# What this task involves
Starting at the top of the listing, extract every line up to and including the one with "0.109, 0.118, 0.127];". Pictures stay out of the copy.

# Dataset extract
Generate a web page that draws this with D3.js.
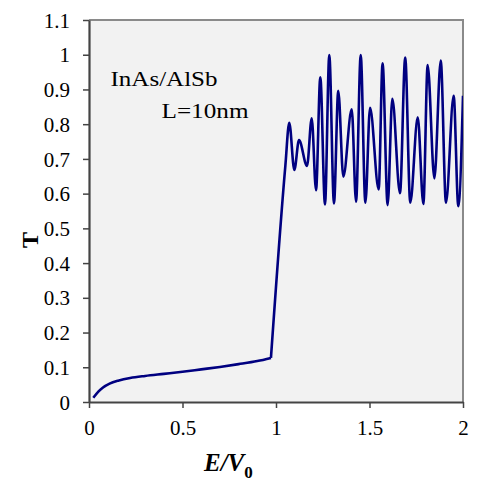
<!DOCTYPE html>
<html>
<head>
<meta charset="utf-8">
<script src="https://cdn.jsdelivr.net/npm/d3@7"></script>
<style>
  body { margin: 0; background: #fff; }
  text { font-family: "Times New Roman", "Liberation Serif", serif; fill: #000; }
</style>
</head>
<body>
<div id="chart"></div>
<script>
var width = 477;
var height = 484;

// low-energy branch (below the barrier), E/V0 vs T
var lowE = [0.023, 0.05, 0.075, 0.11, 0.16, 0.22, 0.3, 0.4, 0.5, 0.6, 0.7, 0.8, 0.9, 0.973];
var lowT = [0.012, 0.030, 0.042, 0.053, 0.062, 0.069, 0.075, 0.081, 0.087, 0.094, 0.101, 0.109, 0.118, 0.127];

// above the barrier: oscillating transmission (peaks and valleys)
var highE = [0.973, 1.05, 1.071, 1.098, 1.123, 1.166, 1.191, 1.214, 1.237, 1.262, 1.285, 1.310,
  1.333, 1.360, 1.405, 1.428, 1.453, 1.478, 1.503, 1.549, 1.570, 1.597, 1.622, 1.663,
  1.691, 1.718, 1.758, 1.788, 1.811, 1.847, 1.881, 1.909, 1.950, 1.975, 2.0];
var highT = [0.127, 0.68, 0.804, 0.668, 0.754, 0.680, 0.817, 0.610, 0.935, 0.569, 0.999, 0.572,
  0.896, 0.649, 0.843, 0.577, 0.999, 0.574, 0.847, 0.612, 0.975, 0.567, 0.873, 0.601,
  0.992, 0.574, 0.820, 0.570, 0.970, 0.644, 0.983, 0.574, 0.882, 0.564, 0.882];

var xTicks = [0, 0.5, 1, 1.5, 2];
var yTicks = [0, 0.1, 0.2, 0.3, 0.4, 0.5, 0.6, 0.7, 0.8, 0.9, 1, 1.1];

var plotLeft = 89, plotRight = 463, plotTop = 20, plotBottom = 402;

var svg = d3.select("#chart").append("svg")
  .attr("width", width)
  .attr("height", height);

var xScale = d3.scaleLinear().domain([0, 2]).range([plotLeft, plotRight]);
var yScale = d3.scaleLinear().domain([0, 1.1]).range([plotBottom, plotTop]);

// plot background
svg.append("rect")
  .attr("x", plotLeft).attr("y", plotTop)
  .attr("width", plotRight - plotLeft).attr("height", plotBottom - plotTop)
  .attr("fill", "#f2f2f2");

// top and right frame
svg.append("path")
  .attr("d", "M" + plotLeft + "," + plotTop + "H" + plotRight + "V" + plotBottom)
  .attr("fill", "none")
  .attr("stroke", "#8a8a8a")
  .attr("stroke-width", 2);

svg.append("clipPath").attr("id", "clip")
  .append("rect")
  .attr("x", plotLeft).attr("y", plotTop - 2)
  .attr("width", plotRight - plotLeft).attr("height", plotBottom - plotTop + 2);

var lowData = lowE.map(function (e, i) { return [e, lowT[i]]; });
var highData = highE.map(function (e, i) { return [e, highT[i]]; });

var line = d3.line()
  .x(function (d) { return xScale(d[0]); })
  .y(function (d) { return yScale(d[1]); })
  .curve(d3.curveMonotoneX);

var curves = svg.append("g").attr("clip-path", "url(#clip)");
[lowData, highData].forEach(function (data) {
  curves.append("path")
    .datum(data)
    .attr("d", line)
    .attr("fill", "none")
    .attr("stroke", "#000080")
    .attr("stroke-width", 2.6)
    .attr("stroke-linejoin", "round");
});

// axes
var xAxis = d3.axisBottom(xScale).tickValues(xTicks).tickSize(6).tickSizeOuter(0)
  .tickFormat(function (d) { return String(d); });
var yAxis = d3.axisLeft(yScale).tickValues(yTicks).tickSize(6).tickSizeOuter(0)
  .tickFormat(function (d) { return String(+d.toFixed(1)); });

var gx = svg.append("g")
  .attr("transform", "translate(0," + plotBottom + ")")
  .call(xAxis);
gx.select(".domain").attr("stroke", "#444").attr("stroke-width", 2.2);
gx.selectAll(".tick line").attr("stroke", "#444").attr("stroke-width", 1.5);
gx.selectAll(".tick text")
  .attr("font-family", "'Times New Roman', 'Liberation Serif', serif")
  .attr("font-size", 21)
  .attr("fill", "#000")
  .attr("dy", null)
  .attr("y", 33);

var gy = svg.append("g")
  .attr("transform", "translate(" + plotLeft + ",0)")
  .call(yAxis);
gy.select(".domain").attr("stroke", "#444").attr("stroke-width", 2.2);
gy.selectAll(".tick line").attr("stroke", "#444").attr("stroke-width", 1.5);
gy.selectAll(".tick text")
  .attr("font-family", "'Times New Roman', 'Liberation Serif', serif")
  .attr("font-size", 21)
  .attr("fill", "#000")
  .attr("x", -19)
  .attr("dy", "0.34em");

// inset labels
svg.append("text")
  .attr("x", 110.5).attr("y", 86)
  .attr("font-size", 22)
  .attr("textLength", 107)
  .attr("lengthAdjust", "spacingAndGlyphs")
  .text("InAs/AlSb");
svg.append("text")
  .attr("x", 161.5).attr("y", 117.5)
  .attr("font-size", 22)
  .attr("textLength", 87)
  .attr("lengthAdjust", "spacingAndGlyphs")
  .text("L=10nm");

// axis titles
svg.append("text")
  .attr("transform", "translate(38,240) rotate(-90)")
  .attr("text-anchor", "middle")
  .attr("font-size", 24)
  .attr("font-weight", "bold")
  .text("T");

var xt = svg.append("text")
  .attr("x", 204).attr("y", 471)
  .attr("font-size", 25)
  .attr("font-weight", "bold")
  .attr("font-style", "italic");
xt.append("tspan").text("E/V");
xt.append("tspan")
  .attr("font-size", 17)
  .attr("font-style", "normal")
  .attr("dy", 7)
  .text("0");
</script>
</body>
</html>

# Task solution
Generate a web page that draws this with D3.js.
<!DOCTYPE html>
<html>
<head>
<meta charset="utf-8">
<script src="https://cdn.jsdelivr.net/npm/d3@7"></script>
<style>
  body { margin: 0; background: #fff; }
  text { font-family: "Times New Roman", "Liberation Serif", serif; fill: #000; }
</style>
</head>
<body>
<div id="chart"></div>
<script>
var width = 477;
var height = 484;

// low-energy branch (below the barrier), E/V0 vs T
var lowE = [0.023, 0.05, 0.075, 0.11, 0.16, 0.22, 0.3, 0.4, 0.5, 0.6, 0.7, 0.8, 0.9, 0.973];
var lowT = [0.012, 0.030, 0.042, 0.053, 0.062, 0.069, 0.075, 0.081, 0.087, 0.094, 0.101, 0.109, 0.118, 0.127];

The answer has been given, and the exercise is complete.